The way the original ntop was designed was IMHO very advanced for that time, but today is no longer so for many reasons. Today people want to have a flexible network monitoring engine able to scale at multi-Gbit, using limited memory, immune to crashes “no matters what”, scriptable and extensible, able to see what’s happening in realtime with 1-second accuracy, capable of characterising hosts (call it host reputation if you wish) and storing monitoring data on the cloud for (de-)centralised monitoring even of those devices that have no disk space. Over the past years we have tried to address ntop open issues, but the code base was too old, complicated, bug-prone. In essence it was time to start over, preserve the good things of ntop, and learn from mistakes. So basically looking forward by creating a new ntop, able to survive (hopefully) 15 more years and set new monitoring standards.

This has the motivation behind what I temporarily call ntopng (ntop next generation). The work to do is huge but as you can see many things are already working.

ntopng_work_in_progress

The main design principles are:

  • Open source, self-contained with zero configuration, just like the original ntop.
  • ntopng is a cache, just like the original ntop, but contrary to its predecessor we leverage on Redis for implementing multi-level caching:
    • ntopng keeps in memory the current network traffic
    • Redis keep the “recent network history”
    • (Optionally) Persistently dump traffic history on disk for long term traffic analysis.
  • nDPI centric: ports are no longer enough, as we want to identify application protocols even on non standard ports.
  • Ability to leverage on PF_RING for monitoring million packets/second with no drops.
  • Written in C++, with clean code layout. Occasionally some routines from the original ntop will be ported to ntopng, but the idea is to write everything from scratch on a clean room. The ntop code didn’t have a real API and it was so complicated after years of patches, that people were scared of touching me.
  • The web GUI is based on Twitter Bootstrap for modern, consistent, and mobile-friendly GUI.
  • The ntopng engine is scriptable in LuaJIT.
  • Web pages are written in Lua: everyone can write its on pages without having to code in C.
  • ntopng, as well nProbe, leverage on the MicroCloud for creating a comprehensive network view.

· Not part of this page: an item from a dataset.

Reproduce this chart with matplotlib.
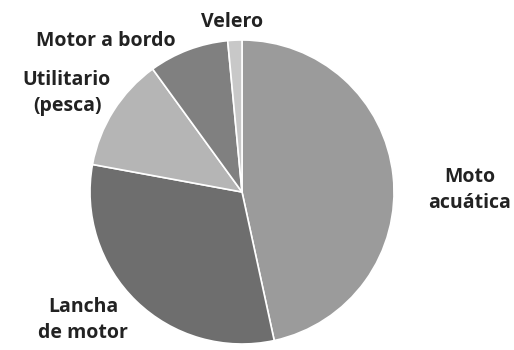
import matplotlib
matplotlib.use("Agg")
import matplotlib.pyplot as plt

# Share of accidents by boat type (percent)
categories = ["Moto acuática", "Lancha de motor", "Utilitario (pesca)", "Motor a bordo", "Velero"]
shares = [46.6, 31.3, 12.1, 8.5, 1.5]
colors = ["#9b9b9b", "#6e6e6e", "#b5b5b5", "#808080", "#c8c8c8"]
label_texts = ["Moto\nacuática", "Lancha\nde motor", "Utilitario\n(pesca)", "Motor a bordo", "Velero"]

W, H = 514, 350
fig = plt.figure(figsize=(W / 100, H / 100), dpi=100)
ax = fig.add_axes([0, 0, 1, 1])

cx, cy, r = 242, H - 192, 152
ax.pie(shares, colors=colors, startangle=90, counterclock=False,
       center=(cx, cy), radius=r, frame=True,
       wedgeprops=dict(edgecolor="white", linewidth=1.2))
ax.set_xlim(0, W)
ax.set_ylim(0, H)
ax.set_aspect("equal")
ax.axis("off")

# label anchor points (pixel coordinates from the top-left)
label_pos = [(470, 190), (83, 320), (67, 93), (106, 41), (232, 22)]
for txt, (x, y) in zip(label_texts, label_pos):
    ax.text(x, H - y, txt, ha="center", va="center", fontsize=14,
            fontweight="bold", family="Open Sans", color="#222222",
            linespacing=1.45)

fig.savefig("out.png", dpi=100)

This said, the work to do is huge and it will take some time before ntopng will be completed. This means that if you want, we need your help to expedite its development. You can access the ntopng code here:

svn co https://svn.ntop.org/svn/ntop/trunk/ntopng/

The core is stable (we have tested on Linux and OSX, but it will soon be tested/compiled on Windows) although it is still missing some pieces such as IPv6 support, historical charts, NetFlow/sFlow support and more reports. We encourage you to download and test it. Likely you can help us developing it, or at least testing it. As you can imagine, we have no time to support the original ntop, as we are focusing on this new release. We plan to have an initial release by late May June (Note: the porting on Windows is taking more time than expected and we need to fix a few open issues still): time is limited, but we’re confident to include all the core features on this release then refine it through the rest of the year.